▶ **TASK TO COMPLETE**:
From the line with "Rebuild this chart" to the line with "14.5,14.3,14.1,13.6,13.8,14.0];", both included, repeat each line exactly and leave out the pictures.

Records with drawing code:
+ + + +

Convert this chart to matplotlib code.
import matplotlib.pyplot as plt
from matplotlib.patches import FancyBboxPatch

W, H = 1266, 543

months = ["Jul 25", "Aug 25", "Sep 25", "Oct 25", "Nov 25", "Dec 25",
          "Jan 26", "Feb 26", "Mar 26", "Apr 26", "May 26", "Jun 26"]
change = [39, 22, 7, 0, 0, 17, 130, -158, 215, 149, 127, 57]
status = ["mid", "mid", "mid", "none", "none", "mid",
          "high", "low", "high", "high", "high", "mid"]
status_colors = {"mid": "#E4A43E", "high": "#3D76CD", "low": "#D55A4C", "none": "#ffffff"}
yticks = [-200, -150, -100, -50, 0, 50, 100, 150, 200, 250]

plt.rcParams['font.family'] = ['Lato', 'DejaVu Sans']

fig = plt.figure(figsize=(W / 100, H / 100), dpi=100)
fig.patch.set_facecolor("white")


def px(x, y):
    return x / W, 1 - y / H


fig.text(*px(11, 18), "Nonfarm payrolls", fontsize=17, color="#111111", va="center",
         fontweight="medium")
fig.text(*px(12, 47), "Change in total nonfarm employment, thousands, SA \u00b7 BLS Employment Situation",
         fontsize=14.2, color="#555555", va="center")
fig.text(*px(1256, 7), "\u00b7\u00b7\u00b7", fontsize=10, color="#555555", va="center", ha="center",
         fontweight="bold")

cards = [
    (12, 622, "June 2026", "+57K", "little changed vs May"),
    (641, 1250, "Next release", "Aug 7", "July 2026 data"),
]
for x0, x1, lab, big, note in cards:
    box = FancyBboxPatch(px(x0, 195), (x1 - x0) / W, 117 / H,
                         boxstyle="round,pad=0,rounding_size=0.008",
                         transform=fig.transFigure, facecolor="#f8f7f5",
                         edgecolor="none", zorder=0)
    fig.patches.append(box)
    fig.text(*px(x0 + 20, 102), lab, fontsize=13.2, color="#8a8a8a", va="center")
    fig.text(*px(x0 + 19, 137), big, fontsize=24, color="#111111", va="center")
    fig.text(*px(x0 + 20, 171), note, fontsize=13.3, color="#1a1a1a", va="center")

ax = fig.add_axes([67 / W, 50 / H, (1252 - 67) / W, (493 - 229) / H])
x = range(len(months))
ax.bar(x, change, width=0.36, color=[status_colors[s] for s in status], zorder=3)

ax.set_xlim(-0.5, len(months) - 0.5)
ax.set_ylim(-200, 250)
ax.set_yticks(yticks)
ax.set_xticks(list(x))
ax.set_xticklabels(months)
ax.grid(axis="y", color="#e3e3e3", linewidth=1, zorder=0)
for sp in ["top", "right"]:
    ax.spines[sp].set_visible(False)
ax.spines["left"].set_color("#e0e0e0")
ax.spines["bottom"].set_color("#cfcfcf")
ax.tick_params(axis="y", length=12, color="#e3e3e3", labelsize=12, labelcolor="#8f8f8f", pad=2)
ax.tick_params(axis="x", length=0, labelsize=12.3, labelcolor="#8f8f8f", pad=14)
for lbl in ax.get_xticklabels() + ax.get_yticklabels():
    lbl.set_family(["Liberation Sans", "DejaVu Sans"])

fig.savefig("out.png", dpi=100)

+ + + +

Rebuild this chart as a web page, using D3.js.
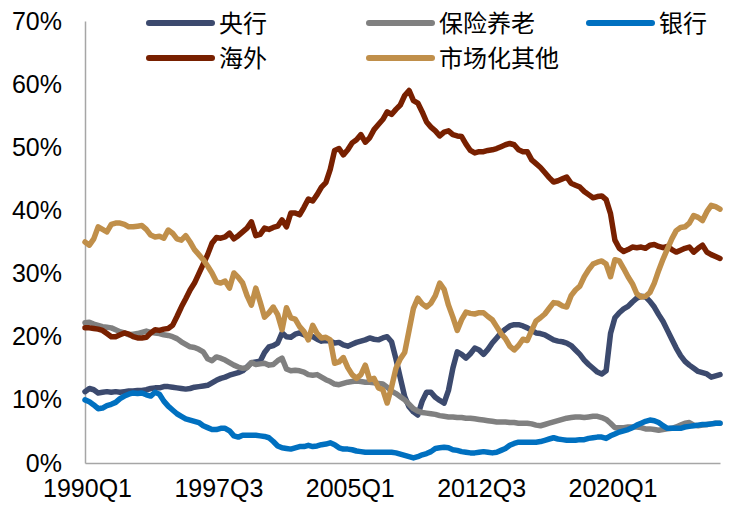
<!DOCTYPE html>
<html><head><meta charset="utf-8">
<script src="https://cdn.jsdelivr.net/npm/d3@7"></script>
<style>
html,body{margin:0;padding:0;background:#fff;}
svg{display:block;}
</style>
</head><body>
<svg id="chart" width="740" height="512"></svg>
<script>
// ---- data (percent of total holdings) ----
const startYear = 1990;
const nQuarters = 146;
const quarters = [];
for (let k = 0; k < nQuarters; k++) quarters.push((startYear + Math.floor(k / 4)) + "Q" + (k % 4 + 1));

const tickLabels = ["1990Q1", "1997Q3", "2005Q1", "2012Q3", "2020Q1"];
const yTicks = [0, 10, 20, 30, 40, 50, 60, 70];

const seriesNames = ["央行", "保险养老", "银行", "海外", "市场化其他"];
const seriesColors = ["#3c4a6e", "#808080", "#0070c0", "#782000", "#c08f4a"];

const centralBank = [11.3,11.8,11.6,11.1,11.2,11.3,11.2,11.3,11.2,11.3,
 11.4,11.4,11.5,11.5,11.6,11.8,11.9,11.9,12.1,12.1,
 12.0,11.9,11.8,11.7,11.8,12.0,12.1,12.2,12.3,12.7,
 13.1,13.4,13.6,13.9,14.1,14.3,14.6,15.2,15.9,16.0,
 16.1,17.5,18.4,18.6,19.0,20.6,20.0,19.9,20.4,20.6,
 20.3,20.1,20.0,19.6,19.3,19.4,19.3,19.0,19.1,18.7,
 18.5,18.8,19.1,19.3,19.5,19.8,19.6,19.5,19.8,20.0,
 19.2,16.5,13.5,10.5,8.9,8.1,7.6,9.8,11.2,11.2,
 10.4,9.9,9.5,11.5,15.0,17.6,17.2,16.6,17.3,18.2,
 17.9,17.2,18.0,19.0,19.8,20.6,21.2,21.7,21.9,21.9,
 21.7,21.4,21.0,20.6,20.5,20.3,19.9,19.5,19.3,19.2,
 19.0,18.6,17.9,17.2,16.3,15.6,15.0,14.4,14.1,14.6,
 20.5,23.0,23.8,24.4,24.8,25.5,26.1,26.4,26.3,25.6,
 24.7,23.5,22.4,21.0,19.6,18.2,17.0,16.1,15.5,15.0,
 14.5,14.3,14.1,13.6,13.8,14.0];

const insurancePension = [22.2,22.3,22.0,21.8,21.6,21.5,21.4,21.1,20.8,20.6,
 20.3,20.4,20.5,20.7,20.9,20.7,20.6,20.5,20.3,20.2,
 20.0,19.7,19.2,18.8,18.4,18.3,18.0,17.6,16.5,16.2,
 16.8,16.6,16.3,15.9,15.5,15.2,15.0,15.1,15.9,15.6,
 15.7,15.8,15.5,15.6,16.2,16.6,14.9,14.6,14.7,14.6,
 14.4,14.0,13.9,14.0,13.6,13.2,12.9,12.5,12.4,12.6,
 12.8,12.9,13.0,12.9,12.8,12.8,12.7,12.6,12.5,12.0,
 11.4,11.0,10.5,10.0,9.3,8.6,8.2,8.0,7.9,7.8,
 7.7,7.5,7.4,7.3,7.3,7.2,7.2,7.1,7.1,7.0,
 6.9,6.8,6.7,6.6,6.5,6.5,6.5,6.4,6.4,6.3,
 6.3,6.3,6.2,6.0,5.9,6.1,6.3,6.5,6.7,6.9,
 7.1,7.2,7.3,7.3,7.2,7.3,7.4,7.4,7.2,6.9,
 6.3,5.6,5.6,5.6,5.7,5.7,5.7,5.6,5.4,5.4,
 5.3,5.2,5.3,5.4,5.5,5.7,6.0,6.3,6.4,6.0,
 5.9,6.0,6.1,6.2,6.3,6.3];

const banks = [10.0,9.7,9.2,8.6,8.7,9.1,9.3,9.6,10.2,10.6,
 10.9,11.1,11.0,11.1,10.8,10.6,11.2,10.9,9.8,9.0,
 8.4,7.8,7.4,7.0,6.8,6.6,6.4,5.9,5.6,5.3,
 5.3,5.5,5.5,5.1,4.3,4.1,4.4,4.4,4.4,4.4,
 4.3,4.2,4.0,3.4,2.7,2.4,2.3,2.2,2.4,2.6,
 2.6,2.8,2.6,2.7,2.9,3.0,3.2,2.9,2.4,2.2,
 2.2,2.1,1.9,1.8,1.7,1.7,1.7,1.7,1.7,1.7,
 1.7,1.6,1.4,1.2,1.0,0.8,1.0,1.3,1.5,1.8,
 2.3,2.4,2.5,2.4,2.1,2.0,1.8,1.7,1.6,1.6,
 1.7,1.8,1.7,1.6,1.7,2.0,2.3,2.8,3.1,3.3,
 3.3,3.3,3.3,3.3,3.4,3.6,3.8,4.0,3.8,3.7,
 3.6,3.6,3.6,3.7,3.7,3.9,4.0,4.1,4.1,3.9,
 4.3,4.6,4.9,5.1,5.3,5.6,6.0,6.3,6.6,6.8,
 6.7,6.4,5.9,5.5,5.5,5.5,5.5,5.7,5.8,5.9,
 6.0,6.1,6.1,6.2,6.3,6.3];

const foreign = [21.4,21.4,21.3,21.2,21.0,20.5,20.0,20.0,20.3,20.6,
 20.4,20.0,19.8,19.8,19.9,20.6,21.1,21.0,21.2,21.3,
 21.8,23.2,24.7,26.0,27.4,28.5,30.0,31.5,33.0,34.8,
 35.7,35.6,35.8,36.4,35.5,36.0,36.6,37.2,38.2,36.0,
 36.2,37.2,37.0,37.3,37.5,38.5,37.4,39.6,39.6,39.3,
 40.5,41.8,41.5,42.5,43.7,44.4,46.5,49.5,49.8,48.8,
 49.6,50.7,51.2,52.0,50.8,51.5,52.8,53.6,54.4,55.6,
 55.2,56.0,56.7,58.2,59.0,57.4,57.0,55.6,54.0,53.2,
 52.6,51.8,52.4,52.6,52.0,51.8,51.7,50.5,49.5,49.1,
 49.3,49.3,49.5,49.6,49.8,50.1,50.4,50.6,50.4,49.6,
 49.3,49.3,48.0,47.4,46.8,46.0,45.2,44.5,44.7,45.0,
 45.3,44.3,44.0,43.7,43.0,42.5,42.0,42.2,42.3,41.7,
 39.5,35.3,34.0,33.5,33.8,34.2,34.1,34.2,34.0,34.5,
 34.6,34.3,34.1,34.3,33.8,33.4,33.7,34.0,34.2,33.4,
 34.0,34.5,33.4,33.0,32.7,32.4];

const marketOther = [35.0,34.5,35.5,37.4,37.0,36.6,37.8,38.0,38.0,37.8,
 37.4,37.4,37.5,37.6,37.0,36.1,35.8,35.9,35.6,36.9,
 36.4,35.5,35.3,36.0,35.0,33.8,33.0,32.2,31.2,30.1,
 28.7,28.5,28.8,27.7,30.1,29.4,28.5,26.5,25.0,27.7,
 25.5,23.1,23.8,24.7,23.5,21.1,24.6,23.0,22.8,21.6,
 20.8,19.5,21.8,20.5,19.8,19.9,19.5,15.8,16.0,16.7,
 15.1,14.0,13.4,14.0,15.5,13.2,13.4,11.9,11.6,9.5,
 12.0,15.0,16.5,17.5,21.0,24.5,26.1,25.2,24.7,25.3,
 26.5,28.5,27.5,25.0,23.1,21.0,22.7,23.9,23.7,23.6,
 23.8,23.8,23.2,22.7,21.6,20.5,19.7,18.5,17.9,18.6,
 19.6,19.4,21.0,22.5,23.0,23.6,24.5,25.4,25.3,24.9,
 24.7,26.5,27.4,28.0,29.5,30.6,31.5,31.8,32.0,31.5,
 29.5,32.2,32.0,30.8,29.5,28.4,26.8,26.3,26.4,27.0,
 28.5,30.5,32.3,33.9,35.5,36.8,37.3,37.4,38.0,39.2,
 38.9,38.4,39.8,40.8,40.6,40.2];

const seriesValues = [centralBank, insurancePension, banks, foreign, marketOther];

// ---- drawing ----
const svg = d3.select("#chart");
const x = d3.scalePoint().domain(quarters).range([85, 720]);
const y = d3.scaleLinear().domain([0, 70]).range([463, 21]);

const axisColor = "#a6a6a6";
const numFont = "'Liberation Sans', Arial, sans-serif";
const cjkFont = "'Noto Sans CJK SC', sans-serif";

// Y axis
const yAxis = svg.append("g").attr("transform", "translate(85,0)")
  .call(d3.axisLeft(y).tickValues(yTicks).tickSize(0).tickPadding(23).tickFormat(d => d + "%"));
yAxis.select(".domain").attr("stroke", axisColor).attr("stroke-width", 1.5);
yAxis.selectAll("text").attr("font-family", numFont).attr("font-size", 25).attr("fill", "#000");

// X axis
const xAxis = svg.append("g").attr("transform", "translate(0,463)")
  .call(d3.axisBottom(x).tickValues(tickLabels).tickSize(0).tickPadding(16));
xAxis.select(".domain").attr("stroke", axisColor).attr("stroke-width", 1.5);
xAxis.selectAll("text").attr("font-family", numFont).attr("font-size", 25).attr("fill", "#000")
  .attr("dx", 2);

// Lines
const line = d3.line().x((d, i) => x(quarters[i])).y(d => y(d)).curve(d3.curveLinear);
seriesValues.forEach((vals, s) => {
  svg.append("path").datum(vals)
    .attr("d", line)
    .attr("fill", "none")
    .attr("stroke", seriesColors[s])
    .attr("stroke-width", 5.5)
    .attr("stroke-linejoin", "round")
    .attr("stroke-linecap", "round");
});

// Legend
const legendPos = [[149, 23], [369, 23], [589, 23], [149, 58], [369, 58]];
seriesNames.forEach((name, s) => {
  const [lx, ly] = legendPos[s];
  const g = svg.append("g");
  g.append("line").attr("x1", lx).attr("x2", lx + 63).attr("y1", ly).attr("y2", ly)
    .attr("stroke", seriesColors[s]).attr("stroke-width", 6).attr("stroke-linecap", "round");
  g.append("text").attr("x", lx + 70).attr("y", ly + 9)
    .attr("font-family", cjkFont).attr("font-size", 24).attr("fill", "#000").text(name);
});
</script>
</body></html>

+ + + +

▶ **COMPLETE OUTPUT**:
Rebuild this chart as a web page, using D3.js.
<!DOCTYPE html>
<html><head><meta charset="utf-8">
<script src="https://cdn.jsdelivr.net/npm/d3@7"></script>
<style>
html,body{margin:0;padding:0;background:#fff;}
svg{display:block;}
</style>
</head><body>
<svg id="chart" width="740" height="512"></svg>
<script>
// ---- data (percent of total holdings) ----
const startYear = 1990;
const nQuarters = 146;
const quarters = [];
for (let k = 0; k < nQuarters; k++) quarters.push((startYear + Math.floor(k / 4)) + "Q" + (k % 4 + 1));

const tickLabels = ["1990Q1", "1997Q3", "2005Q1", "2012Q3", "2020Q1"];
const yTicks = [0, 10, 20, 30, 40, 50, 60, 70];

const seriesNames = ["央行", "保险养老", "银行", "海外", "市场化其他"];
const seriesColors = ["#3c4a6e", "#808080", "#0070c0", "#782000", "#c08f4a"];

const centralBank = [11.3,11.8,11.6,11.1,11.2,11.3,11.2,11.3,11.2,11.3,
 11.4,11.4,11.5,11.5,11.6,11.8,11.9,11.9,12.1,12.1,
 12.0,11.9,11.8,11.7,11.8,12.0,12.1,12.2,12.3,12.7,
 13.1,13.4,13.6,13.9,14.1,14.3,14.6,15.2,15.9,16.0,
 16.1,17.5,18.4,18.6,19.0,20.6,20.0,19.9,20.4,20.6,
 20.3,20.1,20.0,19.6,19.3,19.4,19.3,19.0,19.1,18.7,
 18.5,18.8,19.1,19.3,19.5,19.8,19.6,19.5,19.8,20.0,
 19.2,16.5,13.5,10.5,8.9,8.1,7.6,9.8,11.2,11.2,
 10.4,9.9,9.5,11.5,15.0,17.6,17.2,16.6,17.3,18.2,
 17.9,17.2,18.0,19.0,19.8,20.6,21.2,21.7,21.9,21.9,
 21.7,21.4,21.0,20.6,20.5,20.3,19.9,19.5,19.3,19.2,
 19.0,18.6,17.9,17.2,16.3,15.6,15.0,14.4,14.1,14.6,
 20.5,23.0,23.8,24.4,24.8,25.5,26.1,26.4,26.3,25.6,
 24.7,23.5,22.4,21.0,19.6,18.2,17.0,16.1,15.5,15.0,
 14.5,14.3,14.1,13.6,13.8,14.0];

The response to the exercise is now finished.